Wykonawca chce negocjować cenę
Kiedy wydawało się, że mieszkańców nie zaskoczy już żadna niespodzianka w sprawie Kwiatowej, to szybko wyszło na jaw, że... jest zgoła inaczej. Wykonawca inwestycji zwrócił się do magistratu o... zwiększenie kwoty, jaką ma otrzymać za remont ulicy. Jak tłumaczono, powodem jest wojna na Ukrainie i szalejące ceny materiałów.
- W ostatnim czasie do Urzędu Miasta Bełchatowa wpłynęło pismo firmy Sanel. Dotyczyło ono renegocjacji finansowych warunków umowy.

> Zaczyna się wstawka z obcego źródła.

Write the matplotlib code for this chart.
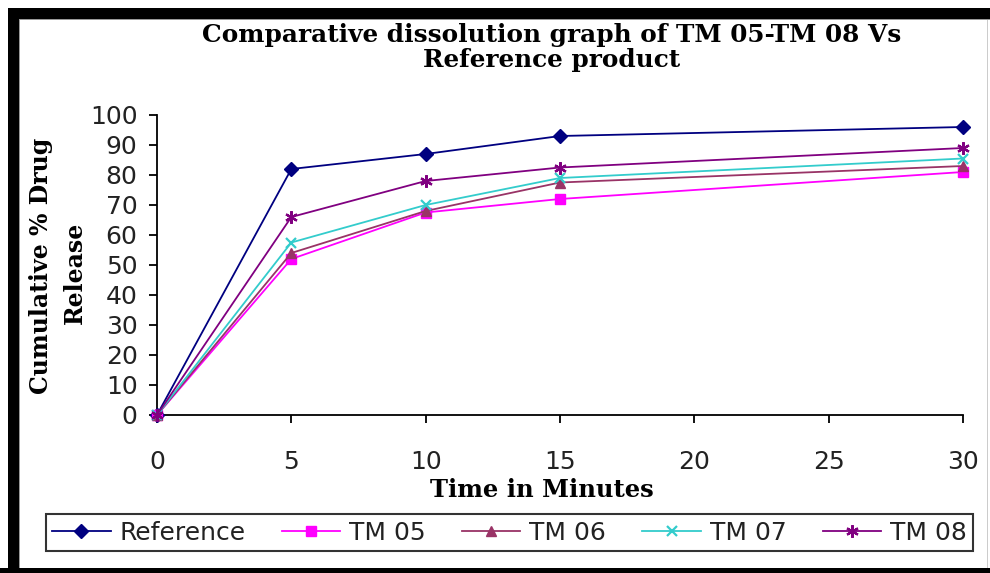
import matplotlib
matplotlib.use("Agg")
import matplotlib.pyplot as plt
from matplotlib.patches import Rectangle

time_min = [0, 5, 10, 15, 30]
reference = [0, 82, 87, 93, 96]
tm05 = [0, 52, 67.5, 72, 81]
tm06 = [0, 54, 68, 77.5, 83]
tm07 = [0, 57.5, 70, 79, 85.5]
tm08 = [0, 66, 78, 82.5, 89]

series_names = ["Reference", "TM 05", "TM 06", "TM 07", "TM 08"]
series_values = [reference, tm05, tm06, tm07, tm08]
colors = ["#000080", "#FF00FF", "#993366", "#33CCCC", "#800080"]
markers = ["D", "s", "^", "x", (6, 2, 0)]
msizes = [7, 6.5, 7.5, 7, 9]

x_ticks = [0, 5, 10, 15, 20, 25, 30]
y_ticks = list(range(0, 101, 10))

W, H = 990, 573
fig = plt.figure(figsize=(W / 100, H / 100), dpi=100)
fig.patch.set_facecolor("white")


def frect(x0, y0, x1, y1, color):
    # pixel coords from top-left
    fig.add_artist(Rectangle((x0 / W, 1 - y1 / H), (x1 - x0) / W, (y1 - y0) / H,
                             transform=fig.transFigure, color=color, zorder=10, lw=0))


frect(8, 8, 990, 19, "black")
frect(8, 8, 19, 573, "black")
frect(0, 568, 990, 573, "black")
frect(19, 19, 990, 20, "#999999")
frect(19, 19, 20, 568, "#999999")
frect(987, 20, 988, 568, "#cccccc")

ax = fig.add_axes([157 / W, 1 - 415 / H, (963 - 157) / W, 300 / H])
for name, vals, c, m, ms in zip(series_names, series_values, colors, markers, msizes):
    mew = 1.6 if m in ("x",) or isinstance(m, tuple) else 1
    ax.plot(time_min, vals, color=c, marker=m, markersize=ms, linewidth=1.3,
            markeredgewidth=mew, label=name, clip_on=False, zorder=3)

ax.set_xlim(0, 30)
ax.set_ylim(0, 100)
ax.set_xticks(x_ticks)
ax.set_yticks(y_ticks)
ax.spines["top"].set_visible(False)
ax.spines["right"].set_visible(False)
ax.spines["left"].set_linewidth(1.3)
ax.spines["bottom"].set_linewidth(1.3)
ax.tick_params(axis="both", direction="out", length=6, width=1.3, labelsize=18,
               labelcolor="#222222")
ax.tick_params(axis="x", pad=19)
ax.tick_params(axis="y", pad=8)
for lab in ax.get_xticklabels() + ax.get_yticklabels():
    lab.set_family("DejaVu Sans")

fig.text(542 / W, 1 - 490 / H, "Time in Minutes", ha="center", va="center",
         family="DejaVu Serif", fontweight="bold", fontsize=17.5)
fig.text(41 / W, 1 - 266 / H, "Cumulative % Drug", ha="center", va="center", rotation=90,
         family="DejaVu Serif", fontweight="bold", fontsize=17)
fig.text(75 / W, 1 - 273 / H, "Release", ha="center", va="center", rotation=90,
         family="DejaVu Serif", fontweight="bold", fontsize=17)

fig.text(552 / W, 1 - 35 / H, "Comparative dissolution graph of TM 05-TM 08 Vs",
         ha="center", va="center", family="DejaVu Serif", fontweight="bold", fontsize=17.8)
fig.text(552 / W, 1 - 60 / H, "Reference product",
         ha="center", va="center", family="DejaVu Serif", fontweight="bold", fontsize=17.8)

leg = fig.legend(loc="center", bbox_to_anchor=(509.5 / W, 1 - 532.5 / H), ncol=5, frameon=True,
                 fancybox=False, edgecolor="black", prop={"family": "DejaVu Sans", "size": 18},
                 handlelength=2.33, columnspacing=1.45, handletextpad=0.36, borderpad=0.25,
                 borderaxespad=0)
leg.get_frame().set_linewidth(1.5)
for t in leg.get_texts():
    t.set_color("#222222")

fig.savefig("out.png", dpi=100, facecolor="white")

Wykonawca proponował zwiększenie kwoty za realizację inwestycji uzasadniając to, m.in. wzrostem cen asfaltu, stali i paliwa, co w jego przekonaniu bezpośrednio wiąże się z konfliktem zbrojnym w Ukrainie - mówi Aleksandra Duda-Andrzejewska z bełchatowskiego magistratu.
Przypomnijmy, że według podpisanej z miastem umowy, wykonawca za przebudowę Kwiatowej otrzyma 5,5 mln zł. Magistrat pozyskał na inwestycję 1,9 mln zł dofinansowania z Rządowego Funduszu Inwestycji Drogowych. Remont ulicy współfinansuje także powiat bełchatowski, który przebudowę wsparł kwotą 750 tys. zł. Okazuje się, że przy obecnych cenach materiałów, według wykonawcy inwestycji, jest to kwota niewystarczająca. Jak na taką propozycję odpowiedziały władze miasta?
- Miasto nie znalazło podstaw do zmiany ustalonego wcześniej wynagrodzenia i odmówiło aneksowania umowy - mówi Aleksandra Duda-Andrzejewska.
Wykonawca na zakończenie robót na Kwiatowej ma czas do 30 czerwca. Odbiór inwestycji przewidziany jest do 7 lipca. Po tej dacie, według umowy, ulica powinna być już przejezdna.